You want to reach car buyers so you can sell more cars, you put a billboard on the biggest interstate in town, you advertise on TV during nascar races, and you put print ads in a car magazine. You don't advertise to peasant subsistence farmers, real or virtual farmvillers. The real ones can't afford it, and the virtual ones are more interested in clicking mice than driving cars. Facebook, etc, is too old and too wide spread to dazzle them into investing in something "new", since everyone's had an account for years.
In other words its hard to bubble off shrinking advertising revenue that would be targeted to the wrong people anyway.
"Science flies us to the moon. Religion flies us into buildings." - Victor Stenger
It takes all of five seconds: Apple's P/E ratio has been 18-20 for a while now. This morning it's 19.57. It's stock price has risen a lot in the last few years, but it has also been making and selling products like mad, and making huge amounts of profit (not just revenue) in the process.
If we're talking about P/E, let's make some comparisons:
Ford 9.42
MS 11.47
Acer 13.18
IBM 14.24
Medtronic 14.25
Pfizer 18.74
Google 23.96
Verizon 40.67
Netflix 79.48
So, in short, there's a wide range of P/E ratios among viable (and profitable) companies. Apple's P/E puts it a bit on the high end, but not wildly so. It is relatively cheap compared to, say, the P/E of the entire S&P 500. P/E is just one contributor that guides whether to buy or sell a stock.
Where you might be able to make an argument is that most of the established companies, particularly those with P/Es at or below AAPL's, pay out dividends, and that's one main way investors make money off them. The yield is typically 1-2% per year, so you'd still be waiting decades to earn back an investment through dividends alone.

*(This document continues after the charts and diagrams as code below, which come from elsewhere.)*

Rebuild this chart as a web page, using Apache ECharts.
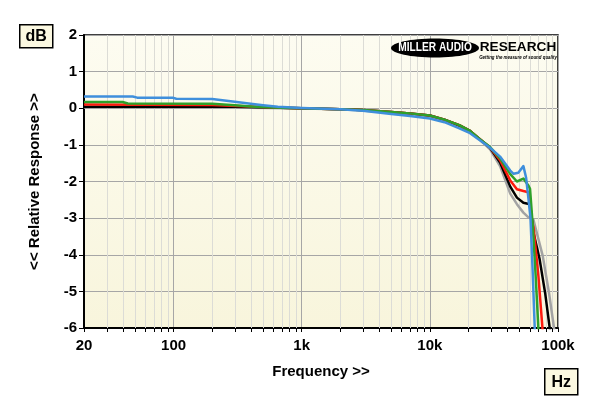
<!DOCTYPE html>
<html>
<head>
<meta charset="utf-8">
<script src="https://cdn.jsdelivr.net/npm/echarts@6/dist/echarts.min.js"></script>
<style>
  html, body { margin: 0; padding: 0; background: #fff; }
  #chart { width: 600px; height: 398px; }
</style>
</head>
<body>
<div id="chart"></div>
<script>
// frequency (Hz) / response (dB)
const blueFreq = [20, 48, 52, 98, 105, 200, 300, 400, 500, 650, 1000, 2000, 3000, 5000, 7000, 10000, 13000, 17000, 20600, 24700, 29500, 35300, 42400, 45000, 49000, 53700, 56400, 58500, 61000, 63500, 66000]
const blueDb = [0.32, 0.32, 0.29, 0.29, 0.26, 0.25, 0.18, 0.12, 0.08, 0.04, 0.01, -0.03, -0.07, -0.16, -0.21, -0.28, -0.38, -0.55, -0.68, -0.88, -1.08, -1.32, -1.7, -1.79, -1.76, -1.58, -1.9, -2.4, -3.0, -4.5, -6.1]

const greenFreq = [20, 40, 44, 200, 300, 400, 600, 1000, 2000, 3000, 5000, 7000, 10000, 13000, 17000, 20600, 24700, 29500, 35300, 42400, 47800, 53700, 58500, 60500, 63500, 67000, 70500]
const greenDb = [0.17, 0.17, 0.13, 0.12, 0.08, 0.05, 0.02, 0.0, -0.03, -0.05, -0.1, -0.14, -0.2, -0.31, -0.46, -0.62, -0.85, -1.06, -1.37, -1.8, -2.0, -1.92, -2.1, -2.2, -3.2, -4.6, -6.1]

const redFreq = [20, 200, 400, 600, 1000, 2000, 3000, 5000, 7000, 10000, 13000, 17000, 20600, 24700, 29500, 35300, 42400, 47800, 53700, 59800, 61500, 64400, 70400, 76000]
const redDb = [0.1, 0.09, 0.05, 0.02, 0.0, -0.03, -0.05, -0.1, -0.14, -0.2, -0.31, -0.46, -0.62, -0.85, -1.07, -1.42, -1.97, -2.21, -2.26, -2.3, -3.0, -3.25, -4.6, -6.1]

const blackFreq = [20, 300, 1000, 2000, 3000, 5000, 7000, 10000, 13000, 17000, 20600, 24700, 29500, 35300, 42400, 47800, 53700, 60500, 62000, 64400, 71700, 79400, 86900]
const blackDb = [0.04, 0.04, 0.0, -0.03, -0.05, -0.1, -0.14, -0.2, -0.31, -0.47, -0.62, -0.85, -1.08, -1.48, -2.14, -2.44, -2.58, -2.62, -2.9, -3.4, -4.1, -5.05, -6.1]

const grayFreq = [20, 300, 1000, 2000, 3000, 5000, 7000, 10000, 13000, 17000, 20600, 24700, 29500, 35300, 42400, 47800, 53700, 58800, 64400, 76000, 85000, 94000]
const grayDb = [0.02, 0.02, -0.01, -0.03, -0.06, -0.12, -0.16, -0.22, -0.32, -0.48, -0.64, -0.87, -1.12, -1.58, -2.33, -2.62, -2.85, -2.98, -3.05, -4.03, -5.03, -6.1]

// minor grid positions on the log axis
const minorFreq = [30, 40, 50, 60, 70, 80, 90, 200, 300, 400, 500, 600, 700, 800, 900,
  2000, 3000, 4000, 5000, 6000, 7000, 8000, 9000, 20000, 30000, 40000, 50000, 60000, 70000, 80000, 90000]

const FONT = 'Liberation Sans'

function pairs(fs, vs) {
  return fs.map((f, i) => [f, vs[i]])
}

function curve(name, color, fs, vs, z) {
  return {
    name,
    type: 'line',
    data: pairs(fs, vs),
    showSymbol: false,
    symbol: 'none',
    smooth: false,
    silent: true,
    z,
    lineStyle: { color, width: 2.5, join: 'round' },
  }
}

const chart = echarts.init(document.getElementById('chart'), null, { renderer: 'canvas' })

chart.setOption({
  animation: false,
  backgroundColor: '#ffffff',
  grid: {
    left: 84,
    right: 42,
    top: 35,
    bottom: 70,
    show: true,
    borderColor: '#000',
    borderWidth: 1.5,
    backgroundColor: new echarts.graphic.LinearGradient(0, 0, 0, 1, [
      { offset: 0, color: '#fdfcf1' },
      { offset: 1, color: '#f8f5dc' },
    ]),
  },
  xAxis: {
    type: 'log',
    logBase: 10,
    min: 20,
    max: 100000,
    name: 'Frequency >>',
    nameLocation: 'middle',
    nameGap: 36,
    nameTextStyle: { fontFamily: FONT, fontWeight: 'bold', fontSize: 15, color: '#000' },
    axisLine: { show: true, onZero: false, lineStyle: { color: '#000', width: 2 } },
    axisTick: { show: true, length: 4, lineStyle: { color: '#000', width: 1 } },
    axisLabel: {
      fontFamily: FONT, fontWeight: 'bold', fontSize: 15, color: '#000', margin: 10,
      formatter: (v) => {
        const r = Math.round(v)
        return r >= 1000 ? Math.round(r / 1000) + 'k' : String(r)
      },
    },
    splitLine: { show: true, lineStyle: { color: '#a6a6a6', width: 1 } },
    minorTick: { show: false },
    minorSplitLine: { show: false },
  },
  yAxis: {
    type: 'value',
    min: -6,
    max: 2,
    interval: 1,
    name: '<< Relative Response >>',
    nameLocation: 'middle',
    nameGap: 42,
    nameTextStyle: { fontFamily: FONT, fontWeight: 'bold', fontSize: 15, color: '#000' },
    axisLine: { show: true, onZero: false, lineStyle: { color: '#000', width: 2 } },
    axisTick: { show: true, length: 5, lineStyle: { color: '#000', width: 1 } },
    axisLabel: { fontFamily: FONT, fontWeight: 'bold', fontSize: 15, color: '#000', margin: 7 },
    splitLine: { show: true, lineStyle: { color: '#a6a6a6', width: 1 } },
  },
  series: [
    {
      type: 'custom',
      silent: true,
      clip: false,
      z: 1,
      data: minorFreq.map((f) => [f, -6]),
      encode: { x: 0, y: 1 },
      renderItem: (params, api) => {
        const bottom = api.coord([api.value(0), -6])
        const top = api.coord([api.value(0), 2])
        const x = Math.round(bottom[0]) + 0.5
        return {
          type: 'group',
          children: [
            {
              type: 'line',
              shape: { x1: x, y1: top[1], x2: x, y2: bottom[1] },
              style: { stroke: '#dcdcd6', lineWidth: 1 },
            },
            {
              type: 'line',
              shape: { x1: x, y1: bottom[1], x2: x, y2: bottom[1] + 4 },
              style: { stroke: '#000', lineWidth: 1 },
            },
          ],
        }
      },
    },
    curve('gray', '#a3a3a3', grayFreq, grayDb, 3),
    curve('black', '#000000', blackFreq, blackDb, 4),
    curve('red', '#ff1a0d', redFreq, redDb, 5),
    curve('green', '#2ea02a', greenFreq, greenDb, 6),
    curve('blue', '#3f8fdc', blueFreq, blueDb, 7),
  ],
  graphic: [
    // unit boxes
    {
      type: 'group', left: 19, top: 24,
      children: [
        { type: 'rect', shape: { x: 0, y: 0, width: 33, height: 23 }, style: { fill: '#fbf8e1', stroke: '#000', lineWidth: 1.5 } },
        { type: 'text', x: 16.5, y: 12, style: { text: 'dB', fontFamily: FONT, fontWeight: 'bold', fontSize: 16, fill: '#000', align: 'center', verticalAlign: 'middle' } },
      ],
    },
    {
      type: 'group', left: 544, top: 368,
      children: [
        { type: 'rect', shape: { x: 0, y: 0, width: 33, height: 26 }, style: { fill: '#fbf8e1', stroke: '#000', lineWidth: 1.5 } },
        { type: 'text', x: 16.5, y: 13.5, style: { text: 'Hz', fontFamily: FONT, fontWeight: 'bold', fontSize: 16, fill: '#000', align: 'center', verticalAlign: 'middle' } },
      ],
    },
    // logo
    {
      type: 'ellipse', z: 20,
      shape: { cx: 435, cy: 48, rx: 44, ry: 9.5 },
      style: { fill: '#000' },
    },
    {
      type: 'text', z: 21, x: 435, y: 48, scaleX: 0.85,
      style: { text: 'MILLER AUDIO', fontFamily: FONT, fontWeight: 'bold', fontSize: 12, fill: '#fff', align: 'center', verticalAlign: 'middle' },
    },
    {
      type: 'text', z: 21, x: 518, y: 47, scaleX: 1.05,
      style: { text: 'RESEARCH', fontFamily: FONT, fontWeight: 'bold', fontSize: 13, fill: '#000', align: 'center', verticalAlign: 'middle' },
    },
    {
      type: 'text', z: 21, x: 518, y: 57, scaleX: 0.8,
      style: { text: 'Getting the measure of sound quality', fontFamily: FONT, fontWeight: 'bold', fontStyle: 'italic', fontSize: 5.5, fill: '#000', align: 'center', verticalAlign: 'middle' },
    },
  ],
})
</script>
</body>
</html>
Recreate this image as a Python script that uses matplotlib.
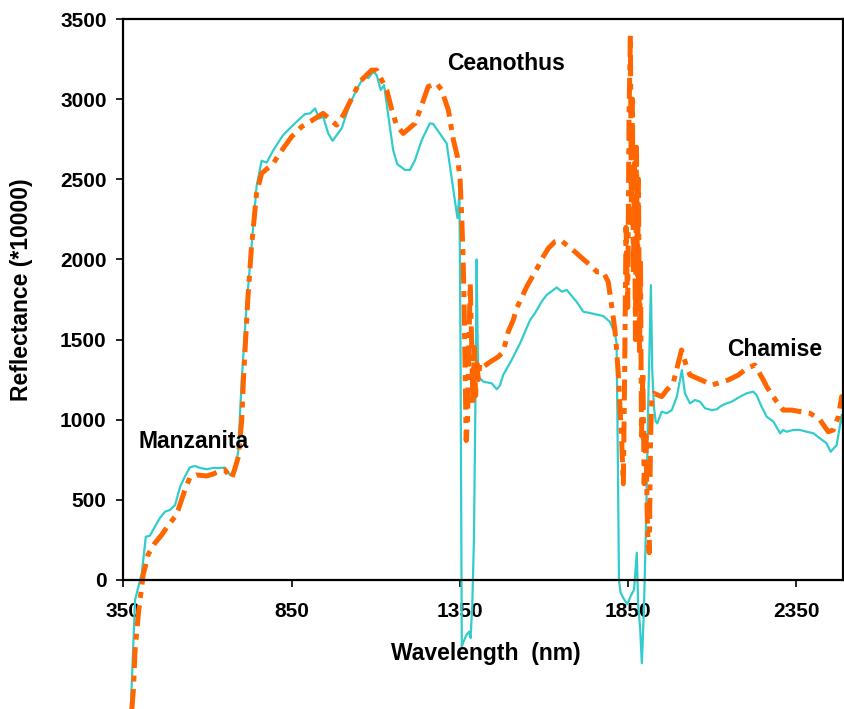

Apple doesn't pay a dividend, and never has, so the only way to make money on it is to buy low and sell high. If you'd snagged it years ago, before the introduction of the iPhone, for instance, then sold today, you'll have made a boatload, several times what you put in. And that isn't a Ponzi scheme: you owned a share of a profitable company, and that company grew because it generated new business and made money doing so. The potential for making that money by riding a company's growth is a contributor to P/E. Apple has a good track record of breaking into new business and expanding, so its P/E is a bit higher. Ford is unlikely to capture a brand new and rapidly growing market sector, so its P/E is lower.
Facebook's valuation is a real mystery to me. It's valued at $50 billion. It has 500 million users, which looks like a lot, but that puts it's worth at $100 per user. Do you think you are worth $100 to facebook? Do you know anyone who might be?
The value of a company is generally about 10 times its profit, so facebook should be making $5 billion profit a year, or $10 per user. And that should be profit, not revenue.
$50 billion is also about a third or a quarter of what really big companies like Google, Oracle, Apple and Microsoft are worth. Is facebook really that close to that league? I think anyone buying facebook stock at this price is insane.
Not necessarily "perfectly good". A structurally sound house in the wrong place is not perfect and not really good. In a way, this mirrors the soviet failure, rather than capitalist problems. The soviets assumed that if a factory was working at full speed producing whatever had been specified, it was doing good work. But producing obsolete or excessive goods is a net loss. If you could move houses from the rustbelt to the sunbelt, your observation might be true. But you cannot, and it is better to scale back the shrinking communities to a functional size than continue to mimic a city with four times the population.
(Or you can try to relocate jobs to where the houses are. if you succeed in that, your fortune is made, just on the lecture circuit).
Consciousness is an illusion caused by an excess of self consciousness.